Rule 1) If B_x_top_in is greater than 0.5 * Bx then it can be cleaned in 2 dips without flipping the longer box upside down.
Rule 2) If "Rule 1" is not true and B_center is "inside" box A then the box can be cleaned in 2 dips but flipping the longer box upside down is required.
Rule 3) As long as B_y < A_y there is no need to dip something more than twice.

I'll think about more generic solutions for general solutions to dipping a box in a box... and maybe share an excel workbook or something.

Thanks again for all the help!

-Mike

Last edited:

#### Dr.Peterson

##### Elite Member
Dr. Peterson, thank you so much for your continued help on this!

To circle back on my original thoughts (geometry pun intended)...

Right now I draw the two boxes in CAD and move/rotate/move/rotate until I can get the the right angle (theta) & horizontal offset (A_x_offset) combination. It works, and it works quickly, and it works easily... but I thought it would be fun to solve for theta before opening a CAD application (and I thought it was embarrassing that it wasn't obvious to me how I would solve for this)...

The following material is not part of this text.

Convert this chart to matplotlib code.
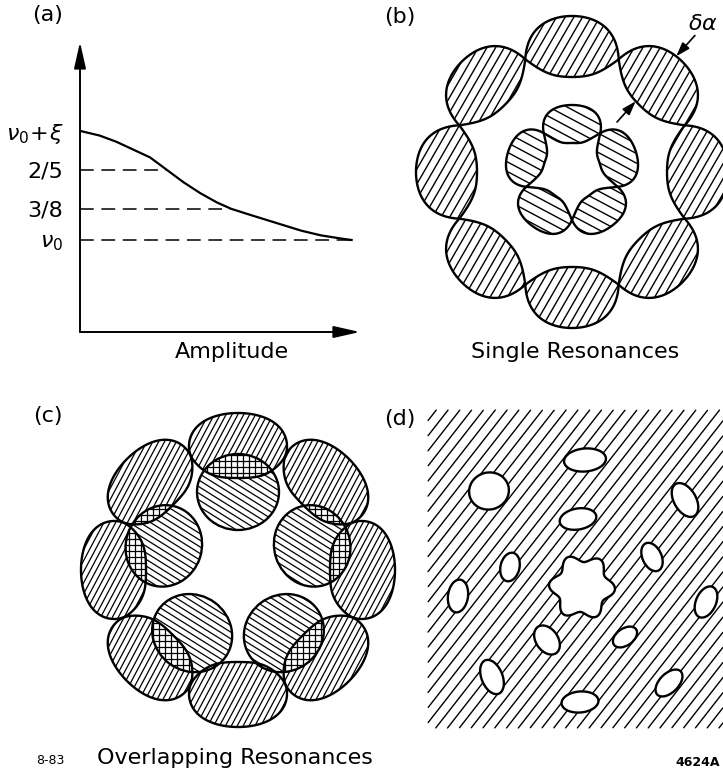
import numpy as np
import matplotlib
matplotlib.use('Agg')
import matplotlib.pyplot as plt
from matplotlib.path import Path
from matplotlib.patches import Ellipse, PathPatch
from matplotlib.collections import LineCollection

W, H = 723, 774
plt.rcParams['font.family'] = ['DejaVu Sans']
plt.rcParams['mathtext.fontset'] = 'dejavusans'

# (a) tune against amplitude
amp = [0.0, 0.07, 0.13, 0.19, 0.25, 0.31, 0.37, 0.43, 0.49, 0.54, 0.61,
       0.70, 0.79, 0.86, 0.93, 0.97]
tune = [0.425, 0.422, 0.418, 0.413, 0.408, 0.400, 0.392, 0.385, 0.379, 0.375,
        0.371, 0.366, 0.361, 0.358, 0.356, 0.355]
res_tunes = [0.400, 0.375, 0.355]
tick_tunes = [0.355, 0.375, 0.400, 0.425]
tick_labels = [r'$\nu_0$', '3/8', '2/5', r'$\nu_0\!+\!\xi$']

# island chains: (n islands, phase deg, R, w_out, w_in, half width deg, p, b)
b_centre = (572, 172)
b_outer = (8, 0, 122, 34, 27, 22.5, 1.0, 0.5)
b_inner = (5, 90, 48, 19, 19, 36, 1.0, 0.8)

c_centre = (238, 570)
c_outer = (8, 0, 124, 33, 32, 22.5, 0.6, 0.3)
# inner islands of (c): (n, phase deg, radius, radial size, tangential size)
c_inner = (5, 90, 78, 76, 82)

# (d) islands left in the stochastic sea
d_box = (428, 410, 723, 728)
hole_x = [489, 585, 578, 685, 510, 652, 458, 706, 547, 625, 492, 580, 669]
hole_y = [491, 460, 519, 500, 567, 557, 596, 602, 640, 637, 677, 702, 683]
hole_w = [40, 42, 37, 37, 29, 30, 33, 33, 32, 27, 36, 37, 33]
hole_h = [37, 23, 21, 22, 19, 19, 20, 20, 22, 17, 21, 21, 19]
hole_ang = [15, 5, 10, -60, 77, 115, 82, 66, -55, 35, 112, 5, 45]
core = (582, 587, 29, 4, 6)


def chain(centre, n, phase, R, w_out, w_in, half, p, b, npts=160):
    cx, cy = centre
    half = np.deg2rad(half)
    t = np.linspace(-half, half, npts)
    x = t / half
    f = np.clip(1 - x ** 2, 0, None) ** p * (1 + b * x ** 2)
    paths = []
    for k in range(n):
        th = np.deg2rad(phase + 360 * k / n) + t
        ro = R + w_out * f
        ri = R - w_in * f
        px = np.r_[cx + ro * np.cos(th), cx + ri[::-1] * np.cos(th[::-1])]
        py = np.r_[cy - ro * np.sin(th), cy - ri[::-1] * np.sin(th[::-1])]
        v = np.column_stack([np.r_[px, px[0]], np.r_[py, py[0]]])
        paths.append(Path(v, closed=True))
    return paths


def ovals(centre, n, phase, r, radial, tangential):
    paths = []
    for k in range(n):
        a = phase + 360 * k / n
        c = (centre[0] + r * np.cos(np.deg2rad(a)), centre[1] - r * np.sin(np.deg2rad(a)))
        e = Ellipse(c, radial, tangential, angle=-a)
        paths.append(e.get_path().transformed(e.get_patch_transform()))
    return paths


def inside(paths, xy):
    m = np.zeros(len(xy), bool)
    for p in paths:
        m |= p.contains_points(xy)
    return m


def hatch(ax, mask, box, angle, step, lw=1.0, res=0.4):
    x0, y0, x1, y1 = box
    c = np.array([(x0 + x1) / 2, (y0 + y1) / 2])
    half = np.hypot(x1 - x0, y1 - y0) / 2
    a = np.deg2rad(angle)
    d = np.array([np.cos(a), -np.sin(a)])
    nv = np.array([np.sin(a), np.cos(a)])
    t = np.arange(-half, half, res)
    segs = []
    for off in np.arange(-half, half, step):
        xy = c + off * nv + t[:, None] * d
        m = mask(xy)
        e = np.flatnonzero(np.diff(np.r_[0, m.astype(int), 0]))
        for s0, s1 in zip(e[::2], e[1::2]):
            if s1 - s0 > 3:
                segs.append([xy[s0], xy[s1 - 1]])
    ax.add_collection(LineCollection(segs, colors='k', linewidths=lw,
                                     capstyle='round'))


def outline(ax, paths, lw=1.7):
    for p in paths:
        ax.add_patch(PathPatch(p, fill=False, ec='k', lw=lw, joinstyle='round'))


def ring_box(centre, r):
    return (centre[0] - r, centre[1] - r, centre[0] + r, centre[1] + r)


fig = plt.figure(figsize=(W / 100, H / 100), dpi=100)
bg = fig.add_axes([0, 0, 1, 1])
bg.set_xlim(0, W)
bg.set_ylim(H, 0)
bg.axis('off')

# ---- (a)
ax = fig.add_axes([80 / W, 1 - 332 / H, 280 / W, 290 / H])
ax.set_xlim(0, 1)
ax.set_ylim(0.296, 0.482)
for s in ax.spines.values():
    s.set_visible(False)
ax.plot(amp, tune, color='k', lw=1.6, solid_joinstyle='round')
for nu in res_tunes:
    a_end = np.interp(nu, tune[::-1], amp[::-1])
    ax.plot([0, a_end], [nu, nu], color='k', lw=1.1, dashes=(9, 5))
arrow = dict(arrowstyle='-|>,head_length=0.8,head_width=0.18', color='k',
             lw=1.4, shrinkA=0, shrinkB=0, mutation_scale=20)
ax.annotate('', xy=(0, 1), xytext=(0, 0), xycoords='axes fraction', arrowprops=arrow)
ax.annotate('', xy=(1, 0), xytext=(0, 0), xycoords='axes fraction', arrowprops=arrow)
ax.set_xticks([])
ax.set_yticks(tick_tunes, tick_labels, fontsize=16)
ax.tick_params(axis='y', length=0, pad=12)

# ---- (b)
bo = chain(b_centre, *b_outer)
bi = chain(b_centre, *b_inner)
hatch(bg, lambda xy: inside(bo, xy), ring_box(b_centre, 165), 60, 7.5)
hatch(bg, lambda xy: inside(bi, xy), ring_box(b_centre, 75), -28, 8.5)
outline(bg, bo)
outline(bg, bi)

# width marker on the upper right island
n, ph, R, wo, wi, hw, p, bb = b_outer
xr = (48 - 45) / hw
f = (1 - xr ** 2) ** p * (1 + bb * xr ** 2)
th = np.deg2rad(48)
u = np.array([np.cos(th), -np.sin(th)])
p_out = np.array(b_centre) + (R + wo * f) * u
p_in = np.array(b_centre) + (R - wi * f) * u
head = dict(arrowstyle='-|>,head_length=0.6,head_width=0.2', color='k',
            lw=1.2, shrinkA=0, shrinkB=0, mutation_scale=14)
bg.annotate('', xy=p_out, xytext=p_out + 28 * u, arrowprops=head)
bg.annotate('', xy=p_in, xytext=p_in - 28 * u, arrowprops=head)
bg.text(p_out[0] + 28 * u[0] + 8, p_out[1] + 28 * u[1] - 1, r'$\delta\alpha$',
        fontsize=16, ha='center', va='bottom')

# ---- (c)
co = chain(c_centre, *c_outer)
ci = ovals(c_centre, *c_inner)
cbox = ring_box(c_centre, 162)
hatch(bg, lambda xy: inside(co, xy) & ~inside(ci, xy), cbox, 62, 5.2, lw=0.9)
hatch(bg, lambda xy: inside(ci, xy) & ~inside(co, xy), cbox, -32, 5.6, lw=0.9)
both = lambda xy: inside(co, xy) & inside(ci, xy)
hatch(bg, both, cbox, 0, 6.0, lw=0.9)
hatch(bg, both, cbox, 90, 6.0, lw=0.9)
outline(bg, co)
outline(bg, ci)

# ---- (d)
holes = []
for x, y, w, h, a in zip(hole_x, hole_y, hole_w, hole_h, hole_ang):
    e = Ellipse((x, y), w, h, angle=-a)
    holes.append(e.get_path().transformed(e.get_patch_transform()))
sx, sy, r0, bump, lobes = core
phi = np.linspace(0, 2 * np.pi, 300)
rr = r0 + bump * np.cos(lobes * phi + 0.4)
holes.append(Path(np.column_stack([sx + rr * np.cos(phi), sy - rr * np.sin(phi)]),
                  closed=True))
x0, y0, x1, y1 = d_box


def sea(xy):
    m = (xy[:, 0] > x0) & (xy[:, 0] < x1) & (xy[:, 1] > y0) & (xy[:, 1] < y1)
    return m & ~inside(holes, xy)


hatch(bg, sea, d_box, 52, 9.3)
outline(bg, holes)

# labels
txt = dict(fontsize=16, ha='center', va='center')
bg.text(48, 15, '(a)', **txt)
bg.text(400, 17, '(b)', **txt)
bg.text(48, 416, '(c)', **txt)
bg.text(400, 419, '(d)', **txt)
bg.text(232, 352, 'Amplitude', **txt)
bg.text(575, 352, 'Single Resonances', **txt)
bg.text(235, 758, 'Overlapping Resonances', **txt)
bg.text(50, 760, '8-83', fontsize=9, ha='center', va='center')
bg.text(698, 762, '4624A', fontsize=9, ha='center', va='center', weight='bold')

fig.savefig('out.png', dpi=100, facecolor='white')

But, if I understand correctly, it's not a VERY simple formulaic solution... but instead would use some numerical approximation and/or graphing? Which suddenly makes my move/rotate/move/rotate solution seem less embarrassing.

And from there.... I think all of the rest of my questions can be simplified to:

Rule 1) If B_x_top_in is greater than 0.5 * Bx then it can be cleaned in 2 dips without flipping the longer box upside down.
Rule 2) If "Rule 1" is not true and B_center is "inside" box A then the box can be cleaned in 2 dips but flipping the longer box upside down is required.
Rule 3) As long as B_y < A_y there is no need to dip something more than twice.

I'll think about more generic solutions for general solutions to dipping a box in a box... and maybe share an excel workbook or something.

Thanks again for all the help!

-Mike
Yes, quite likely the best way to solve it besides your CAD work would be to write an equation (perhaps my quartic, or even the system of equations from which I got it), and use something like a graphing calculator or solving capability in a spreadsheet to solve it numerically.